Difference Between Guideline and Policy
Guideline vs Policy
Many individuals when asked about guidelines and policies don’t know how to distinguish one from the other. Others merely don’t give a fuzz about it and often neglect the importance of knowing the difference between the two. Because of this, people often misuse the word policy for a guideline and vice versa.
To lessen the cloud of confusion between the two, guidelines are documents that seek to simplify a set of processes with regard to an established habit or practice. With this, it is safe to denote that guidelines are never compulsory compared to protocols or policies. Although these documents are not mandatory, they are still an important part of the entire process. The use of a set of guidelines can really impact the entire system in a positive fashion. For one, the employee’s movements or actions can become more knowable without sacrificing the quality of the process or outputs. In fact, the quality is almost always seen to improve more with the application of a set of guidelines. Whatever the organization (a private sector, a school org or the government), guidelines really ‘guide’ these groups to ensure that their processes are carried out well aside from being simplified.
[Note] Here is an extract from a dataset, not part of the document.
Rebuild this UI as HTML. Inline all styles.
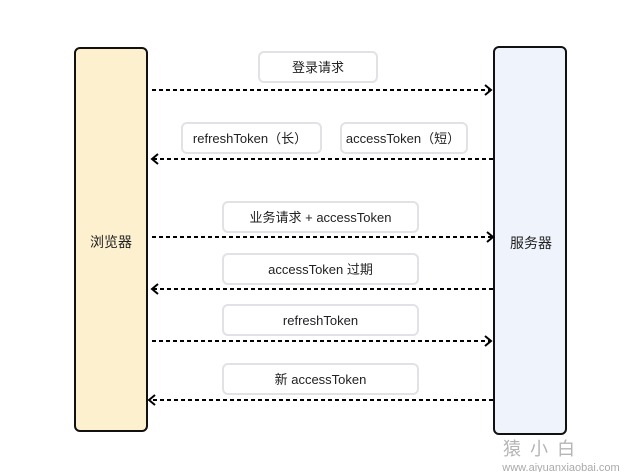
<!DOCTYPE html>
<html><head><meta charset="utf-8"><style>
html,body{margin:0;padding:0;background:#fff;width:627px;height:472px;overflow:hidden}
svg text{font-family:"Liberation Sans","Noto Sans CJK SC",sans-serif;}
</style></head><body>
<svg width="627" height="472" viewBox="0 0 627 472" xmlns="http://www.w3.org/2000/svg">
<defs>
<marker id="ar" markerWidth="12" markerHeight="12" refX="9" refY="6" orient="auto" markerUnits="userSpaceOnUse">
<path d="M3,1 L9,6 L3,11" fill="none" stroke="#000" stroke-width="2"/>
</marker>
</defs>
<!-- actors -->
<rect x="75" y="48" width="72" height="383" rx="5" fill="#fdf0cf" stroke="#111" stroke-width="2"/>
<rect x="494" y="47" width="72" height="387" rx="5" fill="#eef3fc" stroke="#111" stroke-width="2"/>
<text x="111" y="247" font-size="14" text-anchor="middle" fill="#222">浏览器</text>
<text x="531" y="248" font-size="14" text-anchor="middle" fill="#222">服务器</text>

<!-- label boxes -->
<g fill="#fff" stroke="#e2e2e6" stroke-width="2">
<rect x="259" y="52" width="118" height="30" rx="5"/>
<rect x="182" y="123" width="139" height="30" rx="5"/>
<rect x="341" y="123" width="126" height="30" rx="5"/>
<rect x="223" y="202" width="195" height="30" rx="5"/>
<rect x="223" y="254" width="195" height="30" rx="5"/>
<rect x="223" y="305" width="195" height="30" rx="5"/>
<rect x="223" y="364" width="195" height="30" rx="5"/>
</g>
<g font-size="13" fill="#222" text-anchor="middle">
<text x="318" y="72">登录请求</text>
<text x="250" y="143">refreshToken（长）</text>
<text x="403" y="143">accessToken（短）</text>
<text x="320.5" y="222">业务请求 + accessToken</text>
<text x="320.5" y="274">accessToken 过期</text>
<text x="320.5" y="325">refreshToken</text>
<text x="320.5" y="384">新 accessToken</text>
</g>

<!-- arrows -->
<g stroke="#000" stroke-width="2" stroke-dasharray="4,3" fill="none">
<line x1="152" y1="90" x2="491" y2="90" marker-end="url(#ar)"/>
<line x1="493" y1="159" x2="152" y2="159" marker-end="url(#ar)"/>
<line x1="152" y1="237" x2="493" y2="237" marker-end="url(#ar)"/>
<line x1="493" y1="289" x2="152" y2="289" marker-end="url(#ar)"/>
<line x1="152" y1="341" x2="491" y2="341" marker-end="url(#ar)"/>
<line x1="493" y1="400" x2="149" y2="400" marker-end="url(#ar)"/>
</g>

<!-- watermark -->
<text x="503" y="455" font-size="18" fill="#b5b5b5" letter-spacing="9" font-family="'Noto Sans CJK SC',sans-serif">猿小白</text>
<text x="561" y="471" font-size="11" fill="#aaa" text-anchor="middle">www.aiyuanxiaobai.com</text>
</svg>
</body></html>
On the contrary, policies are more compulsory than guidelines. These can be an intentional map of actions that serves to guide an organization or group in decision making or in attaining positive results. Being mandatory, policies are more synonymous to protocols, rules and are similar to the executive orders or decrees mandated by the head of the state. However, policies must not be construed as completely similar to rules or laws because the latter limits certain behaviors (a characteristic obviously not present in policies).
In addition, it can be heard , that policies are the ones that can be violated by the people. You often hear expressions that some individuals have not followed the policies and therefore violated them. In the case of guidelines, it is inappropriate to say that these can be violated. Because guidelines merely serve as a guide, one cannot be accused to violate such if he or she was not following them. Lastly, because policies are enforceable the enforcer would require the people to follow them whereas guidelines are best if followed by the people even if they are not required to be followed.
In summary, the two degrees differ in the following aspects:
1. Policies are more of the mandatory type compared to guidelines that are not mandatory.
2. If one does not follow the policies, he or she is said to have violated them whereas if one fails to follow a set of guidelines he or she is not really violating them. It is more appropriate to say that it could have been better if he or she has followed the guidelines.